4/10Féroce

/ Critique - écrit par camite, le 10/08/2003
Notre verdict : 4/10 - anecdotique, hélas (Fiche technique)

Tags : feroce cruel film feroces francais sauvage page

Alors qu'il n'était encore qu'un enfant, Alain, Français d'origine maghrébine, a vu bien malgré lui sa soeur se faire enlever par quelques skinheads néo-nazis. Arrivé à l'âge de se venger, il décide d'infiltrer la Ligue Patriotique, parti d'extrême droite qui monte, afin d'en tuer le leader. Tâche qui pourrait être facilitée par le contexte de campagne électorale et par la volonté du chef d'adoucir son image, guerre de la communication oblige...

Le réalisateur Gilles de Maistre a éprouvé les pires difficultés à monter son projet et à en faire un film. N'ayant pas trouvé de producteurs susceptibles de le financer, il décide malgré tout de produire le film lui-même, mais subit un nouveau coup dur lorsque les traditionnelles aides financières lui sont également refusées. Envers et contre tout, Gilles de Maistre termine son film fin 2001 (alors que l'idée initiale était de le sortir pour les élections municipales quelques mois plus tôt) mais ne trouve aucun distributeur (Marin Karmitz, patron de MK2, a par exemple jugé le film « fasciste »). Qu'à cela ne tienne, il sortira le film avec ses économies personnelles.

Parmi les conséquences de ce manque de moyens : tous les acteurs de Féroce sont en participation (ils n'ont rien touché pour jouer dans le film et ça, c'est bravo), ce qui n'a pas refroidi Samy Naceri, fidèle de Gilles de Maistre pour avoir tourné avec lui Killer Kid en 92 et Samy intime, portrait diffusé sur Canal + en 2001. En revanche, le premier choix de Gilles de Maistre pour interpréter le leader fasciste était Jean Yanne, qui quittera le projet par refus de jouer gratuitement.
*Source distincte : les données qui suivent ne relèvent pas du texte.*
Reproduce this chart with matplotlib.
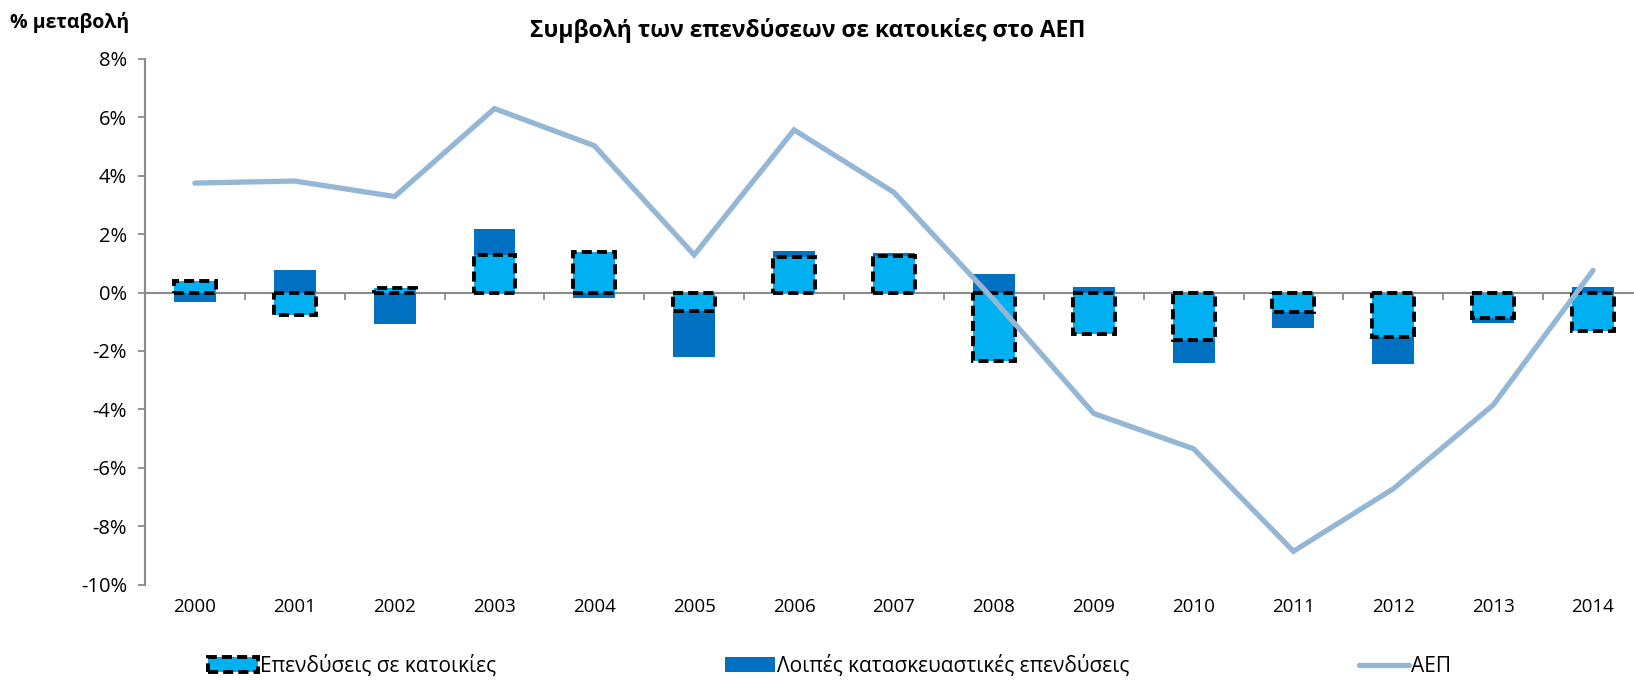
import numpy as np
import matplotlib
matplotlib.use("Agg")
import matplotlib.pyplot as plt

plt.rcParams['font.family'] = ['Open Sans', 'DejaVu Sans']

# ── data ────────────────────────────────────────────────────────────── #
years = ["2000", "2001", "2002", "2003", "2004", "2005", "2006", "2007",
         "2008", "2009", "2010", "2011", "2012", "2013", "2014"]
housing = [0.40, -0.76, 0.15, 1.29, 1.38, -0.63, 1.21, 1.25,
           -2.36, -1.41, -1.64, -0.68, -1.51, -0.88, -1.32]
other_constr = [-0.31, 0.76, -1.08, 0.89, -0.19, -1.59, 0.23, 0.12,
                0.62, 0.18, -0.78, -0.53, -0.95, -0.15, 0.18]
gdp = [3.75, 3.82, 3.29, 6.30, 5.03, 1.29, 5.57, 3.43,
       -0.25, -4.14, -5.35, -8.86, -6.72, -3.85, 0.76]

title = "Συμβολή των επενδύσεων σε κατοικίες στο ΑΕΠ"
ylabel = "% μεταβολή"
lbl_housing = "Επενδύσεις σε κατοικίες"
lbl_other = "Λοιπές κατασκευαστικές επενδύσεις"
lbl_gdp = "ΑΕΠ"

C_HOUSE = "#00B0F0"
C_OTHER = "#0070C0"
C_GDP = "#95B7D6"
C_AXIS = "#8C8C8C"

# ── figure ──────────────────────────────────────────────────────────── #
fig = plt.figure(figsize=(16.34, 6.81), dpi=100)
ax = fig.add_axes([0.0887, 0.1416, 0.9168, 0.7718])

x = np.arange(len(years))
h = np.array(housing)
o = np.array(other_constr)
# excel-style stacking: same sign sits on top of housing, else from zero
o_bottom = np.where(np.sign(o) == np.sign(h), h, 0.0)
w = 0.42

b_other = ax.bar(x, o, w, bottom=o_bottom, color=C_OTHER, zorder=2)
b_house = ax.bar(x, h, w, color=C_HOUSE, edgecolor="black", linewidth=2.8,
                 linestyle=(0, (2.6, 1.3)), zorder=3)
l_gdp, = ax.plot(x, gdp, color=C_GDP, lw=3.8, zorder=4,
                 solid_capstyle="round", solid_joinstyle="miter")

ax.set_xlim(-0.5, len(years) - 0.5)
ax.set_ylim(-10, 8)
ax.set_yticks(np.arange(-10, 9, 2))
ax.set_yticklabels([f"{v}%" for v in range(-10, 9, 2)])

# zero line with tick marks at category boundaries
for s in ["top", "right"]:
    ax.spines[s].set_visible(False)
ax.spines["bottom"].set_position(("data", 0))
ax.spines["bottom"].set_color(C_AXIS)
ax.spines["bottom"].set_linewidth(1.5)
ax.spines["bottom"].set_zorder(1)
ax.spines["left"].set_color(C_AXIS)
ax.spines["left"].set_linewidth(1.5)
ax.set_xticks(np.arange(0.5, len(years) - 0.5, 1.0))
ax.tick_params(axis="x", direction="out", length=5, width=1.3,
               color=C_AXIS, labelbottom=False)
ax.tick_params(axis="y", direction="out", length=5, width=1.3,
               color=C_AXIS, labelsize=14.5, pad=8)

sec = ax.secondary_xaxis("bottom")
sec.set_xticks(x)
sec.set_xticklabels(years)
sec.tick_params(length=0, labelsize=13.5, pad=10)
sec.spines["bottom"].set_visible(False)

fig.text(0.4945, 0.955, title, ha="center", va="center",
         fontsize=16.5, fontweight="bold")
fig.text(0.006, 0.967, ylabel, ha="left", va="center",
         fontsize=14, fontweight="bold")

fig.legend([b_house, b_other, l_gdp], [lbl_housing, lbl_other, lbl_gdp],
           loc="center left", bbox_to_anchor=(0.122, 0.022), ncol=3,
           frameon=False, fontsize=15, handlelength=2.4, handletextpad=0.1,
           columnspacing=11.0, borderaxespad=0)

fig.savefig("out.png", dpi=100)
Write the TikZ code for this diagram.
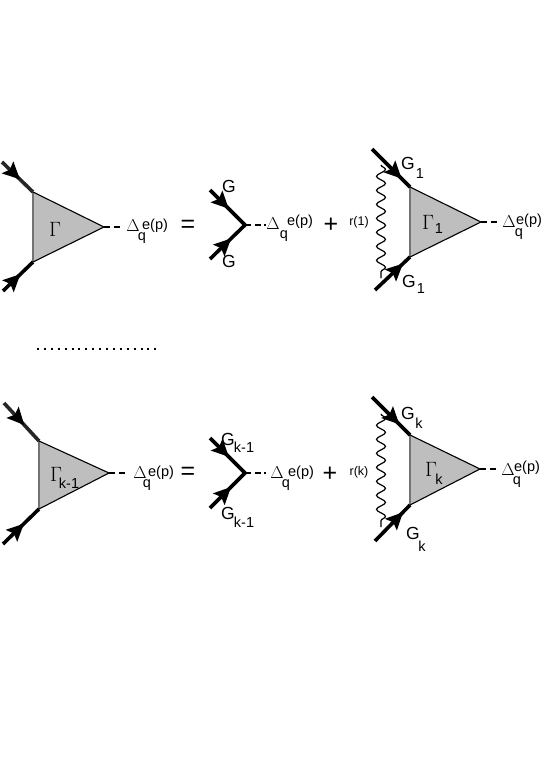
\documentclass[tikz,border=0pt]{standalone}
\usepackage[no-math]{fontspec}
\setmainfont{Liberation Sans}
\usetikzlibrary{arrows.meta,decorations.markings,decorations.pathmorphing}
\definecolor{trigray}{RGB}{190,190,190}

\begin{document}
\begin{tikzpicture}[
  x=1pt, y=-1pt,
  tri/.style={fill=trigray},
  back/.style={draw=black!55, line width=1.1pt},
  side/.style={draw=black, line width=1.1pt},
  leg/.style={line width=3.6pt, postaction={decorate},
              decoration={markings, mark=at position #1 with {\arrow[black]{Stealth[length=17pt,width=16pt,inset=3pt]}}}},
  leg/.default=0.58,
  vtx/.style={line width=3.6pt, line join=miter, postaction={decorate},
              decoration={markings,
                mark=at position 0.27 with {\arrow{Stealth[length=17pt,width=16pt,inset=3pt]}},
                mark=at position 0.70 with {\arrowreversed{Stealth[length=17pt,width=16pt,inset=3pt]}}}},
  scalar/.style={line width=2.4pt, dash pattern=on 6pt off 3.5pt},
  photon/.style={line width=1.2pt, decorate,
                 decoration={snake, amplitude=4.5pt, segment length=14pt, post length=3pt}},
  txt/.style={inner sep=0pt, font=\fontsize{14.5}{16}\selectfont},
  big/.style={inner sep=0pt, font=\fontsize{17.5}{19}\selectfont},
  small/.style={inner sep=0pt, font=\fontsize{12.5}{14}\selectfont},
  sign/.style={inner sep=0pt, font=\fontsize{25}{27}\selectfont},
  gam/.style={inner sep=0pt, font=\fontsize{22}{24}\selectfont},
  del/.style={inner sep=0pt, font=\fontsize{16}{18}\selectfont}
]
\useasboundingbox (0,0) rectangle (545,775);

% first line
\coordinate (a1) at (33,192);
\coordinate (a2) at (33,262);
\coordinate (a3) at (104,227);
\coordinate (a4) at (2,162);
\coordinate (a5) at (3,291);
\coordinate (a6) at (122,227);
\fill[tri] (a1) -- (a2) -- (a3) -- cycle;
\draw[back] (a1) -- (a2);
\draw[side] (a1) -- (a3) -- (a2);
\draw[leg, draw=black!85] (a4) -- (a1);
\draw[leg] (a5) -- (a2);
\draw[scalar] (a3) -- (a6);
\node[gam] (agam) at (55,229) {$\Gamma$};
\node[del] (adel) at (133,226) {$\Delta$};
\node[txt] (aq) at (142,238) {q};
\node[txt] (aep) at (155,226) {e(p)};
\node[sign] (eqa) at (188,226) {=};

\coordinate (b1) at (245,225);
\coordinate (b2) at (210,190);
\coordinate (b3) at (210,259);
\coordinate (b4) at (266,225);
\draw[vtx] (b2) -- (b1) -- (b3);
\draw[scalar] (b1) -- (b4);
\node[big] (bg1) at (229,186) {G};
\node[big] (bg2) at (229,261) {G};
\node[del] (bdel) at (273,224) {$\Delta$};
\node[txt] (bq) at (284,236) {q};
\node[txt] (bep) at (300,222) {e(p)};
\node[sign] (plusa) at (331,225) {+};

\coordinate (c1) at (410,187);
\coordinate (c2) at (410,257);
\coordinate (c3) at (481,222);
\coordinate (c4) at (372,149);
\coordinate (c5) at (375,290);
\coordinate (c6) at (498,222);
\coordinate (c7) at (381,165);
\coordinate (c8) at (381,278);
\fill[tri] (c1) -- (c2) -- (c3) -- cycle;
\draw[back] (c1) -- (c2);
\draw[side] (c1) -- (c3) -- (c2);
\draw[leg=0.78] (c4) -- (c1);
\draw[leg=0.8] (c5) -- (c2);
\draw[scalar] (c3) -- (c6);
\draw[photon] (c7) -- (c8);
\node[small] (cr) at (359,222) {r(1)};
\node[big] (cg1) at (408,163) {G};
\node[txt] (cs1) at (420,174) {1};
\node[big] (cg2) at (409,281) {G};
\node[txt] (cs2) at (421,289) {1};
\node[gam] (cgam) at (428,222) {$\Gamma$};
\node[txt] (cs3) at (439,229) {1};
\node[del] (cdel) at (509,222) {$\Delta$};
\node[txt] (cq) at (519,234) {q};
\node[txt] (cep) at (529,221) {e(p)};

% dots
\coordinate (d1) at (37,349);
\coordinate (d2) at (157,349);
\draw[line width=2pt, dash pattern=on 2pt off 4.9pt] (d1) -- (d2);

% second line
\coordinate (e1) at (39,441);
\coordinate (e2) at (39,509);
\coordinate (e3) at (109,473);
\coordinate (e4) at (4,403);
\coordinate (e5) at (3,544);
\coordinate (e6) at (127,473);
\fill[tri] (e1) -- (e2) -- (e3) -- cycle;
\draw[back] (e1) -- (e2);
\draw[side] (e1) -- (e3) -- (e2);
\draw[leg, draw=black!85] (e4) -- (e1);
\draw[leg] (e5) -- (e2);
\draw[scalar] (e3) -- (e6);
\node[gam] (egam) at (56,474) {$\Gamma$};
\node[txt] (es) at (69,483) {k-1};
\node[del] (edel) at (140,473) {$\Delta$};
\node[txt] (eq) at (147,485) {q};
\node[txt] (eep) at (161,473) {e(p)};
\node[sign] (eqb) at (188,473) {=};

\coordinate (f1) at (245,473);
\coordinate (f2) at (210,438);
\coordinate (f3) at (210,508);
\coordinate (f4) at (266,473);
\draw[vtx] (f2) -- (f1) -- (f3);
\draw[scalar] (f1) -- (f4);
\node[big] (fg1) at (228,439) {G};
\node[txt] (fs1) at (244,447) {k-1};
\node[big] (fg2) at (228,513) {G};
\node[txt] (fs2) at (244,522) {k-1};
\node[del] (fdel) at (277,473) {$\Delta$};
\node[txt] (fq) at (286,485) {q};
\node[txt] (fep) at (301,473) {e(p)};
\node[sign] (plusb) at (330,474) {+};

\coordinate (g1) at (410,435);
\coordinate (g2) at (410,505);
\coordinate (g3) at (480,469);
\coordinate (g4) at (372,397);
\coordinate (g5) at (375,541);
\coordinate (g6) at (497,469);
\coordinate (g7) at (381,414);
\coordinate (g8) at (381,527);
\fill[tri] (g1) -- (g2) -- (g3) -- cycle;
\draw[back] (g1) -- (g2);
\draw[side] (g1) -- (g3) -- (g2);
\draw[leg=0.72] (g4) -- (g1);
\draw[leg=0.8] (g5) -- (g2);
\draw[scalar] (g3) -- (g6);
\draw[photon] (g7) -- (g8);
\node[small] (gr) at (359,472) {r(k)};
\node[big] (gg1) at (408,413) {G};
\node[txt] (gs1) at (419,423) {k};
\node[big] (gg2) at (413,533) {G};
\node[txt] (gs2) at (422,546) {k};
\node[gam] (ggam) at (431,469) {$\Gamma$};
\node[txt] (gs3) at (439,479) {k};
\node[del] (gdel) at (508,470) {$\Delta$};
\node[txt] (gq) at (517,482) {q};
\node[txt] (gep) at (527,468) {e(p)};
\end{tikzpicture}
\end{document}
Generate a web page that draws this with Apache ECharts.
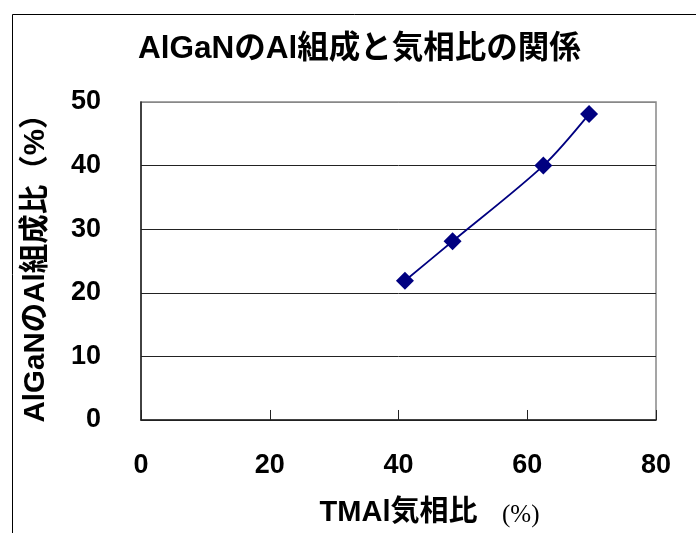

L'agent de Jean-Marc Thibault, acteur plutôt démodé ces dernières années, contacte alors Gilles de Maistre qui trouve l'idée « géniale ». Détail amusant : Jean-Marc Thibault est le beau-frère de... Lionel Jospin.

Au rayon judiciaire, Gilles de Maistre a assigné en justice les producteurs d'Astérix et Obelix : Mission Cléopatre pour avoir utilisé au générique la chanson Gazelle que le rappeur d'NTM Joey Starr avait composée et enregistrée en exclusivité pour Féroce. Enfin, le leader du Front National Jean-Marie Le Pen a pour sa part fait un procès à Gilles de Maistre pour diffamation et incitation au meurtre de sa propre personne. Le leader frontiste a été débouté. Le film est donc bien sorti avant le premier tour de l'élection présidentielle, mais sur très peu d'écrans.

Le moins que l'on puisse dire, c'est que le manque de moyens dont disposait Gilles de Maistre pour tourner son film se ressent cruellement à l'écran : un appartement sans meuble par ici, une rave party chiche en figurants par là, le directeur de la photo aux abonnés absents... Cela étant, l'esthétique qui en résulte n'est pas très éloigné de l'esprit documentaire ou d'un esprit anarcho-punk genre Baise-moi, qui collent assez bien au propos du film. Celui-ci n'étant pas franchement fracassant car pas fondamentalement nouveau : les convaincus de l'extrême droite, s'ils ne croient pas les journaux télévisés au sujet de l'aspect peu avouable de leurs partis, ne croiront a fortiori pas plus un film de fiction. Le plus intéressant (et le plus réussi) dans le scénario de Graizon et de Maistre réside dans la progressive descente aux enfers que vit le personnage interprété par Samy Naceri. Pour se rapprocher le plus possible de sa proie, il doit se résoudre à plusieurs concessions lourdes de sens : renoncer à sa religion, coucher avec la fille du monstre (la très dénudée Claire Keim), se voir renié par sa famille et ses amis... et même sauver son ennemi juré d'un attentat. Des sacrifices finalement assez vains ; aller au bout de sa mission initiale, c'est devenir semblable à ceux qu'il veut éliminer. Ne reste alors que le sacrifice ultime pour résoudre cette impossible quadrature du cercle. Malgré quelques répliques amusantes, l'ensemble est assez noir et limite déprimant, la consolation venant de l'excellente interprétation d'ensemble : la conviction de Naceri et le « charisme » de Jean-Marc Thibault n'écrasent en rien les savoureuses compositions des seconds rôles. Intéressant mais pas plus excitant que ça, Féroce ne méritait sans doute pas toutes ses polémiques indignées.